TASK: Retype only the lines below from the one with "Reproduce this chart" to the one with "const seriesOffsets = [113, 80, 47.7, 15.3];", inclusive, skipping every image.

EXCERPTED RECORDS:

________

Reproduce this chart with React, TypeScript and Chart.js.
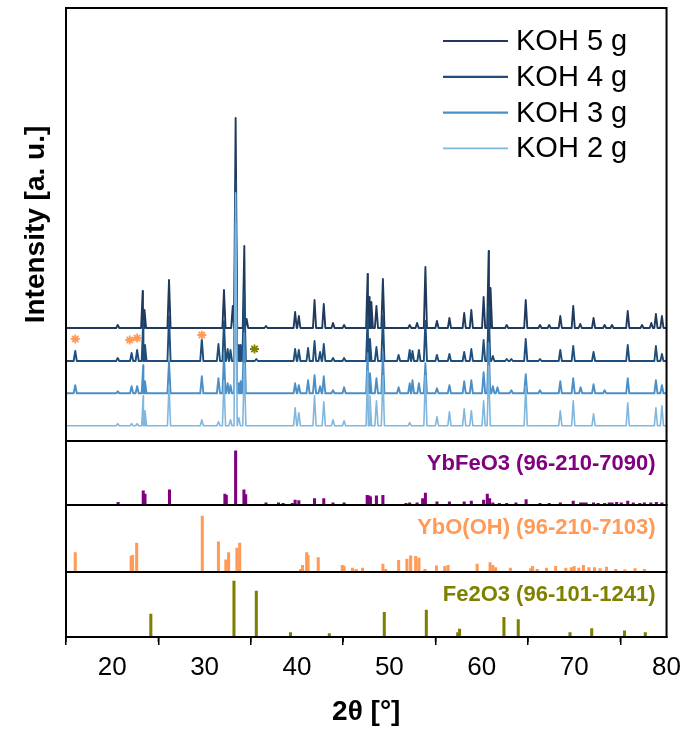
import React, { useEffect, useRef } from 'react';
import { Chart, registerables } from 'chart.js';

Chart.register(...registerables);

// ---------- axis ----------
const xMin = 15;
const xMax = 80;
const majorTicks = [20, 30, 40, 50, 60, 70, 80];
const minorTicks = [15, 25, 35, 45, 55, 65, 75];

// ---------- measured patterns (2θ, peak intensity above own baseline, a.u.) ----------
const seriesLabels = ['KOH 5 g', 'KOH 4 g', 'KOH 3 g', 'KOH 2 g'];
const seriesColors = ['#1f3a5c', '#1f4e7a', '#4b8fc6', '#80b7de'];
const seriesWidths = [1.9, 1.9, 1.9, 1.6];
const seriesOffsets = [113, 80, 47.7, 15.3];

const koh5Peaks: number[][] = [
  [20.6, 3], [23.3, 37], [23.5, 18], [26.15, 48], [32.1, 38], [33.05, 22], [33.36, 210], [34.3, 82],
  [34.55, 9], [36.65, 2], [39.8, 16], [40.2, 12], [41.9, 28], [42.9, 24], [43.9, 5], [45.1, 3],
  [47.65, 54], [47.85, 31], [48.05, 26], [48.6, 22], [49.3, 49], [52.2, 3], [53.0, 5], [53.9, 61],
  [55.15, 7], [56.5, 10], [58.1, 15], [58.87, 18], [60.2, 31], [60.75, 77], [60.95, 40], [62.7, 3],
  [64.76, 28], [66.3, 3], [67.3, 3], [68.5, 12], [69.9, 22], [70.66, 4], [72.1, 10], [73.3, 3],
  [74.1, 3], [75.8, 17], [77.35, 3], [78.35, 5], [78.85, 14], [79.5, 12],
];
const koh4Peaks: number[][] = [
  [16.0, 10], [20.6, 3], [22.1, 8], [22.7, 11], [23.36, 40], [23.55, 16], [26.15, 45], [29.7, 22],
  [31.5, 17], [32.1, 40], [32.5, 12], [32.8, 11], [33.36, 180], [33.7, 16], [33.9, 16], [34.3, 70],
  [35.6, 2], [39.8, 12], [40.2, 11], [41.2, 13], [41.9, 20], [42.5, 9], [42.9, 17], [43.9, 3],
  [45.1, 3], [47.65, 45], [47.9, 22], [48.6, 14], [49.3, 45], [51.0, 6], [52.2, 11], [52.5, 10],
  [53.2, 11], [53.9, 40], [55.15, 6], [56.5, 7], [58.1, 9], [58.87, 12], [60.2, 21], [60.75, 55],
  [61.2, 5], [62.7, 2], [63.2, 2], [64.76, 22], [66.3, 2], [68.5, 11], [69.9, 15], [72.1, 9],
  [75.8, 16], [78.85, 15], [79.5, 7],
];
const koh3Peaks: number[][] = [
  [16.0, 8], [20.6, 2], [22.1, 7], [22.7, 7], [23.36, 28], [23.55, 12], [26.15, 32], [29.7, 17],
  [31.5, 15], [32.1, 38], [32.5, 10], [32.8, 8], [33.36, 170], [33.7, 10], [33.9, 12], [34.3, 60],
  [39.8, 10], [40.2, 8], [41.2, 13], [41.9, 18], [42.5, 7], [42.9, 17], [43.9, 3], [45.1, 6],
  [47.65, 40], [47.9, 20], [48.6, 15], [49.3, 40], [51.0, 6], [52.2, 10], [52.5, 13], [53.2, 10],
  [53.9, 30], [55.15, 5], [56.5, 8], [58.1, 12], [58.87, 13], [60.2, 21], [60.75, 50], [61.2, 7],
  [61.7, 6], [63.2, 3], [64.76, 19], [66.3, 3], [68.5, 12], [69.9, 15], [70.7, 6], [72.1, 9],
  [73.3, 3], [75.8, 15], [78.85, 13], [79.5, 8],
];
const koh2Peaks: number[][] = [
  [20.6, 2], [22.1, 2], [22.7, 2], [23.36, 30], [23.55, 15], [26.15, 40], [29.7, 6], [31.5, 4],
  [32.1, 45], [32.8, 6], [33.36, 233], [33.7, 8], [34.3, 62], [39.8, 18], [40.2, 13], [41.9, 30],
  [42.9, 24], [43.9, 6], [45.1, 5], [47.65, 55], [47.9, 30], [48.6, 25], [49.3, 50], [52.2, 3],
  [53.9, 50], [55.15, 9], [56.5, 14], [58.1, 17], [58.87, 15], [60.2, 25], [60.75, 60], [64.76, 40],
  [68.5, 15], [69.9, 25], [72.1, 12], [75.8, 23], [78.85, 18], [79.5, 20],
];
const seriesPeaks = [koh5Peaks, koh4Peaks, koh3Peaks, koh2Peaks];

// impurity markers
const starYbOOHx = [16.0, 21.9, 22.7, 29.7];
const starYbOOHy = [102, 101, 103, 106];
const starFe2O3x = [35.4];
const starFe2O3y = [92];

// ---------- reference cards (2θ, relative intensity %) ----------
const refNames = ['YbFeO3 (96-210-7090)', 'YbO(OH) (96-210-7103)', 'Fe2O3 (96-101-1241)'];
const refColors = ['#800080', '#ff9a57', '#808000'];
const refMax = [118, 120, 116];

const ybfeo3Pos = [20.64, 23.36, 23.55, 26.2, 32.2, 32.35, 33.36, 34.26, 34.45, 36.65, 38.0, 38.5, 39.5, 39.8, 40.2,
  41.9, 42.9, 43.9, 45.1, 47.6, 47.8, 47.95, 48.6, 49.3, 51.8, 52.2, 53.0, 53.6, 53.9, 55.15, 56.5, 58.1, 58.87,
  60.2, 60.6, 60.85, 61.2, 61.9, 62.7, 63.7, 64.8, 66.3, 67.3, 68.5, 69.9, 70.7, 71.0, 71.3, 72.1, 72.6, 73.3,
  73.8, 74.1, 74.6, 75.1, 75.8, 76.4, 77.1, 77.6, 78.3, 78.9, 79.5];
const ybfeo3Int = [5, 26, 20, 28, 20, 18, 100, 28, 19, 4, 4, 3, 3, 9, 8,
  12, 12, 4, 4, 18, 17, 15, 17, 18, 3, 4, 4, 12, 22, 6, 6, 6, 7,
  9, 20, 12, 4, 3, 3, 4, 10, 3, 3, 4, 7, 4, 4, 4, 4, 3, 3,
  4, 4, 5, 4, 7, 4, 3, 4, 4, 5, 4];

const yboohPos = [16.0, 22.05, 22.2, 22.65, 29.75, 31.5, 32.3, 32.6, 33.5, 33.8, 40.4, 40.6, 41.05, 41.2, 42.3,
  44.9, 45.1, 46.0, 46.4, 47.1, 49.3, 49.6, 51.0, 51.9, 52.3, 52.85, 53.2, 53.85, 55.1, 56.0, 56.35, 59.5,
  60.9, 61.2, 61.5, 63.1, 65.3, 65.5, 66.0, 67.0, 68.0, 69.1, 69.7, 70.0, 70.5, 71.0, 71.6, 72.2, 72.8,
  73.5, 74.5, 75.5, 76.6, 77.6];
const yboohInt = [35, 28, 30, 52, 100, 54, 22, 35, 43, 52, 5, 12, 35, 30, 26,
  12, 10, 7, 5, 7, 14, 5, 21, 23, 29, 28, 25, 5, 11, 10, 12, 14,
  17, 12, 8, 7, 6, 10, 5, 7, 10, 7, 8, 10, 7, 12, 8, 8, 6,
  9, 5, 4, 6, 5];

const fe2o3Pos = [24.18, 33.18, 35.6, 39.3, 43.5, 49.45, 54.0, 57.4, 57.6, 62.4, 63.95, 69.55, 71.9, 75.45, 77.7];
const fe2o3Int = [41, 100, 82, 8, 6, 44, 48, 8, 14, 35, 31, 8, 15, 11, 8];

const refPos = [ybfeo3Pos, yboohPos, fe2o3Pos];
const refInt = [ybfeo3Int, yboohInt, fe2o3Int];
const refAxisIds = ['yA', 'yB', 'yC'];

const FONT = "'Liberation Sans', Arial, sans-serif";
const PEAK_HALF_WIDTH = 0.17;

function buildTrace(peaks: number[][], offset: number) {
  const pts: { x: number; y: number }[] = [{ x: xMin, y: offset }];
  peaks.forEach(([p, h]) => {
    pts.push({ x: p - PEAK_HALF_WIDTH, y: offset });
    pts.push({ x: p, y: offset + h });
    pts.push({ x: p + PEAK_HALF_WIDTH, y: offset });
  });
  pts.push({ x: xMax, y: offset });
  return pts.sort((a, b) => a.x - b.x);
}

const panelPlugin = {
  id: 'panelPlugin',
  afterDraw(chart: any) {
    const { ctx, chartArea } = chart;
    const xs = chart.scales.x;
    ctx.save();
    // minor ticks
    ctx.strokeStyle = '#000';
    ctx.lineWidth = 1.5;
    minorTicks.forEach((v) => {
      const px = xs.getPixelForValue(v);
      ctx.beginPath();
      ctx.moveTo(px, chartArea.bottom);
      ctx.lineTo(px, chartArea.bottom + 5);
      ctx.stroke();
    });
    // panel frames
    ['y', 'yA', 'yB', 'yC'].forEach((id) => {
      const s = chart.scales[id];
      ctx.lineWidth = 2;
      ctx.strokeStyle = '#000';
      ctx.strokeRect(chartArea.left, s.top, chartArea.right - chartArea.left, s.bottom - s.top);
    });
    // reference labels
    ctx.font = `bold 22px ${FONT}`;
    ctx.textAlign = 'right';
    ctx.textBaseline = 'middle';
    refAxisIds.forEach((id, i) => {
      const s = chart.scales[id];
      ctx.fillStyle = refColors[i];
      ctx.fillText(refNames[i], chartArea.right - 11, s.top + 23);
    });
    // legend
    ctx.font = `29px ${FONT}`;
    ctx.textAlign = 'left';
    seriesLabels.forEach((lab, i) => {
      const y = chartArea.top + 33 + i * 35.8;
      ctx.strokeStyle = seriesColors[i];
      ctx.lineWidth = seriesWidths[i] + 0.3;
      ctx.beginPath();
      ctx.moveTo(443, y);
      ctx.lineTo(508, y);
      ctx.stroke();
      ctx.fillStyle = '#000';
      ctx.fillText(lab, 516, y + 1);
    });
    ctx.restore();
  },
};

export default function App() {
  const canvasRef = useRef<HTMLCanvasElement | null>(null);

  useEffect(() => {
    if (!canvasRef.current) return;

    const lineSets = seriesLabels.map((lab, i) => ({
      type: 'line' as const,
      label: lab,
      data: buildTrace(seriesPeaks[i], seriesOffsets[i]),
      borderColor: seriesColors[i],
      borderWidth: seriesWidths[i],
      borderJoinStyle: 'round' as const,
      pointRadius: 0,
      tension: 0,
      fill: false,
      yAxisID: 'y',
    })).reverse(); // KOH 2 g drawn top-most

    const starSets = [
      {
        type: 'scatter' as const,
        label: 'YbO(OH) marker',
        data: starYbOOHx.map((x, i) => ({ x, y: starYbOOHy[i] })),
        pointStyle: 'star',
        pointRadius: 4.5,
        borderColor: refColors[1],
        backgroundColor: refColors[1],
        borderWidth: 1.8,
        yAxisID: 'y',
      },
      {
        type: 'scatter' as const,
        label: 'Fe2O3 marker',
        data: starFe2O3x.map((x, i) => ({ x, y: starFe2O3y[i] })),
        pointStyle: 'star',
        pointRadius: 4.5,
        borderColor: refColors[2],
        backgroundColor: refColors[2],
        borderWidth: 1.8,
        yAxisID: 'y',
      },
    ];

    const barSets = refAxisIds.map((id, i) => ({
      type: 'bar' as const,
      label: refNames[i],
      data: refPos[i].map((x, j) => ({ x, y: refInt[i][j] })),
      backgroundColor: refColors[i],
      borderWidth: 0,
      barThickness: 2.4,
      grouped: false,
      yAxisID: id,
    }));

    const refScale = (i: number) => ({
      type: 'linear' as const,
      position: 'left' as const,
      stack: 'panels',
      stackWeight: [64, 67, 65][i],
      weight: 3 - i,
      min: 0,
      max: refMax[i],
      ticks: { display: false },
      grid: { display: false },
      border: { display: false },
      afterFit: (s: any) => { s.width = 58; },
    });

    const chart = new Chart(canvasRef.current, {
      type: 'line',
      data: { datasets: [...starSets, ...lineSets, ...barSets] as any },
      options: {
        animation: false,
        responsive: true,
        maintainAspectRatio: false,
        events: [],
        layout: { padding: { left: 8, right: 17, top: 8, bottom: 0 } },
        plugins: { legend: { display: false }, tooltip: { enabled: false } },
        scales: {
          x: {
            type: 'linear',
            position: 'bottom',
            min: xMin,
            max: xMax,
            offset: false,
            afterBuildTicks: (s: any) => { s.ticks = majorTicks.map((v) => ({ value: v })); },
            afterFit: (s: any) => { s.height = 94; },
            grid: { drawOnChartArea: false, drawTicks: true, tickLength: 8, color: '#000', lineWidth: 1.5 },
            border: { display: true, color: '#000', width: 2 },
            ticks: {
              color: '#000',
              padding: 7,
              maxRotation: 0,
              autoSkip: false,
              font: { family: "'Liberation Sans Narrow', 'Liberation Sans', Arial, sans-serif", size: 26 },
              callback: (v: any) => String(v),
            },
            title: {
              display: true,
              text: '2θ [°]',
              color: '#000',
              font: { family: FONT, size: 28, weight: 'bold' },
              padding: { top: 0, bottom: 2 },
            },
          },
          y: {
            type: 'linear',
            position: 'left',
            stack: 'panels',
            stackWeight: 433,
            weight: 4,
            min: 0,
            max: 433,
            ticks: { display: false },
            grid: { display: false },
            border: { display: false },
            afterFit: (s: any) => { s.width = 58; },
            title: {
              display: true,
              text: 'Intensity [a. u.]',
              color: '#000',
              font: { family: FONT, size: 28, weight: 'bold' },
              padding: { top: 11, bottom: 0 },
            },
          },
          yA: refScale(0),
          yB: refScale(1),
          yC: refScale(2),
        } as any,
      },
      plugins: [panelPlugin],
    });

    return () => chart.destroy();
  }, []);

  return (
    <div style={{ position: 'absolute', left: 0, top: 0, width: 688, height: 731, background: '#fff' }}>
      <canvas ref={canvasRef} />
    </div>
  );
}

________

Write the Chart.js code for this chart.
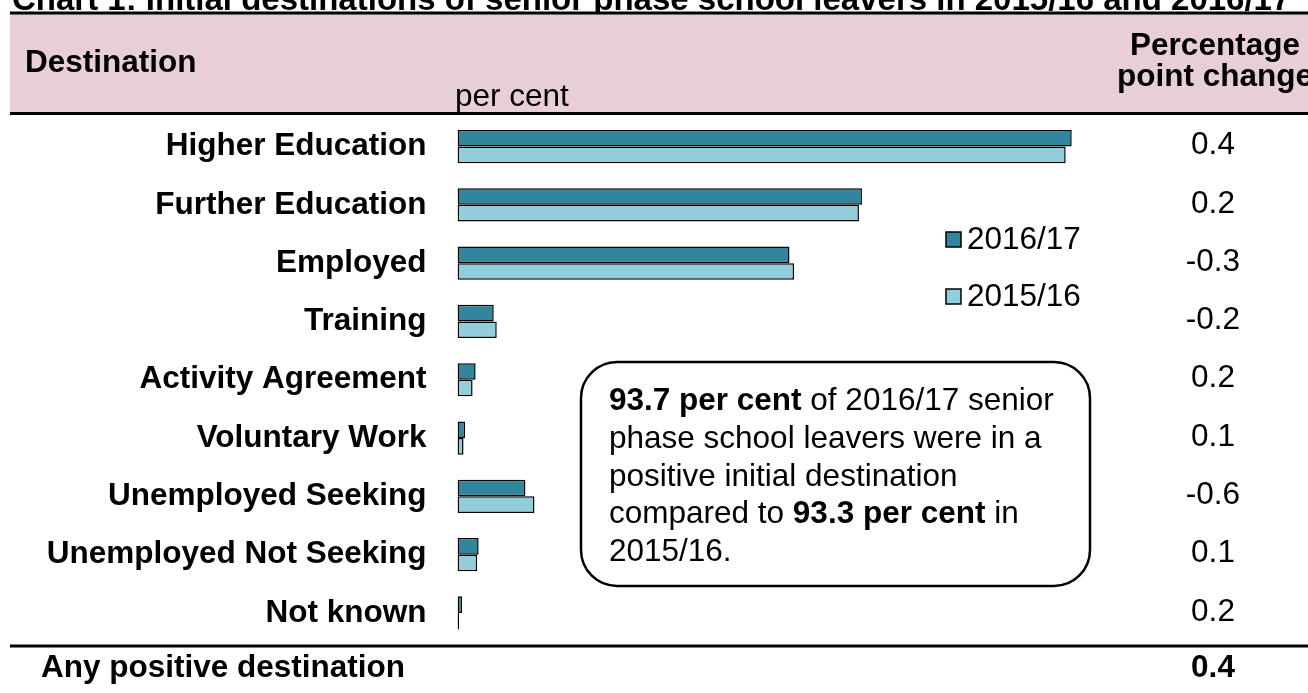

________

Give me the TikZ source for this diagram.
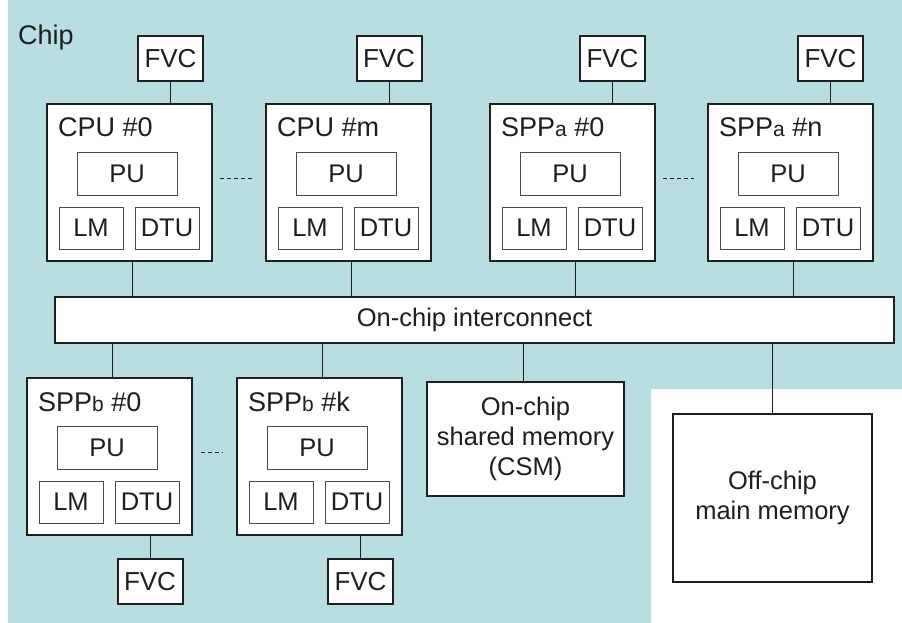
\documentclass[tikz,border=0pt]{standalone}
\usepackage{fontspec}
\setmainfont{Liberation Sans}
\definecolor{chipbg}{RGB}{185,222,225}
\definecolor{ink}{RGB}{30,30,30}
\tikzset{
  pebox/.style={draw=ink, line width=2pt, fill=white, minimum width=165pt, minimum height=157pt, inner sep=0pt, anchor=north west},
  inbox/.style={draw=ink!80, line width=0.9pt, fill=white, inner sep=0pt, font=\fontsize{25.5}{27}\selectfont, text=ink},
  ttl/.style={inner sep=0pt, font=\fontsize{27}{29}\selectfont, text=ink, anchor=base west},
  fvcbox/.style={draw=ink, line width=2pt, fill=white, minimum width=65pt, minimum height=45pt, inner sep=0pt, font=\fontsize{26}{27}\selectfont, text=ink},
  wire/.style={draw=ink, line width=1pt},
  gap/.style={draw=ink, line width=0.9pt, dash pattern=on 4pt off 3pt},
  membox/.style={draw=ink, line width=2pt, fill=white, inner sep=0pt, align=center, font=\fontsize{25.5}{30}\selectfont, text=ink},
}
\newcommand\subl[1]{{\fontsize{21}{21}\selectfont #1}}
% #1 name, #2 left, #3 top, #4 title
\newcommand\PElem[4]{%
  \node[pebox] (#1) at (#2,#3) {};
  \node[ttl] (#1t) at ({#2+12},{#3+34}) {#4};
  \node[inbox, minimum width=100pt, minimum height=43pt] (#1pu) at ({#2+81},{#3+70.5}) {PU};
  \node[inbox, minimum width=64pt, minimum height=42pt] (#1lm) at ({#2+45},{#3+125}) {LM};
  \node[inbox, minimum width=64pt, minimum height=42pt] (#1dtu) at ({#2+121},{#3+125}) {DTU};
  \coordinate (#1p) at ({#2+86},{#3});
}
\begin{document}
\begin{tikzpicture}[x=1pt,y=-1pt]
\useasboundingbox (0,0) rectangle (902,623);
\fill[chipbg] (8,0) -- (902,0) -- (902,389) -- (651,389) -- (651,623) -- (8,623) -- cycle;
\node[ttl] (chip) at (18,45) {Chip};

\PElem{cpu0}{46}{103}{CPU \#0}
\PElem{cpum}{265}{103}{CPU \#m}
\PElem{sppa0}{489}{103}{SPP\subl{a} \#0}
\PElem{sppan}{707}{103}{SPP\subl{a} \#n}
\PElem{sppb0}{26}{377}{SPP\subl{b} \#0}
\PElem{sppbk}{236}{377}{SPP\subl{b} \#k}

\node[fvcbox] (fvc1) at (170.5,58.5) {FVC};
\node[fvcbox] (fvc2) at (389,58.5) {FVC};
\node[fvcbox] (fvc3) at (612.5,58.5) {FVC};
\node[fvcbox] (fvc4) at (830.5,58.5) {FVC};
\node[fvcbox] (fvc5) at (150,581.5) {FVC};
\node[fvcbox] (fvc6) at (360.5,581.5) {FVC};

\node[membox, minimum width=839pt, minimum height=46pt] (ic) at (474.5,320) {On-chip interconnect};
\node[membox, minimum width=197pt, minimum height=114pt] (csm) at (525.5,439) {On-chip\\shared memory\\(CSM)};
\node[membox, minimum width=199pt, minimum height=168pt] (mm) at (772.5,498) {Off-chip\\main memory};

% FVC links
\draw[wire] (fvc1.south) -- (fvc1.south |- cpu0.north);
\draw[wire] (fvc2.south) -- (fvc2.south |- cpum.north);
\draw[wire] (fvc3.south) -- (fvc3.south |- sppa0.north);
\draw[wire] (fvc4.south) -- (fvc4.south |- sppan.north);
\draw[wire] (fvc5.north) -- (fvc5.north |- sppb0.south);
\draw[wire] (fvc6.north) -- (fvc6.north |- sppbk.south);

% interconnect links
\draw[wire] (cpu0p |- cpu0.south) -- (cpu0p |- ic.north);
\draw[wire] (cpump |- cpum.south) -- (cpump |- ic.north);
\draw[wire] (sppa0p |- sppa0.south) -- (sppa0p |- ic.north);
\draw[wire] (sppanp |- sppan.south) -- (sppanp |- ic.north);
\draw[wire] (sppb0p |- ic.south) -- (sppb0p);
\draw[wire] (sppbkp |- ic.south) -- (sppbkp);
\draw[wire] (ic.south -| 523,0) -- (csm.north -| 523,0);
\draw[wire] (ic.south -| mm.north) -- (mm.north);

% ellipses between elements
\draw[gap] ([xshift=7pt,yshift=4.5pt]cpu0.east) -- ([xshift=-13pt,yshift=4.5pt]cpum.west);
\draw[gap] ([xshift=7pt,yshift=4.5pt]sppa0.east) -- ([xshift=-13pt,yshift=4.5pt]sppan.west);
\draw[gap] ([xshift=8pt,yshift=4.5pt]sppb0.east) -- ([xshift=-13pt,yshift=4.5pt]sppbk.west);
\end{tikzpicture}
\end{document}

________

RESPONSE BELOW:
Reproduce this chart with React, TypeScript and Chart.js.
import React, { useEffect, useRef } from 'react';
import { Chart, registerables } from 'chart.js';

Chart.register(...registerables);

// ---------- axis ----------
const xMin = 15;
const xMax = 80;
const majorTicks = [20, 30, 40, 50, 60, 70, 80];
const minorTicks = [15, 25, 35, 45, 55, 65, 75];

// ---------- measured patterns (2θ, peak intensity above own baseline, a.u.) ----------
const seriesLabels = ['KOH 5 g', 'KOH 4 g', 'KOH 3 g', 'KOH 2 g'];
const seriesColors = ['#1f3a5c', '#1f4e7a', '#4b8fc6', '#80b7de'];
const seriesWidths = [1.9, 1.9, 1.9, 1.6];
const seriesOffsets = [113, 80, 47.7, 15.3];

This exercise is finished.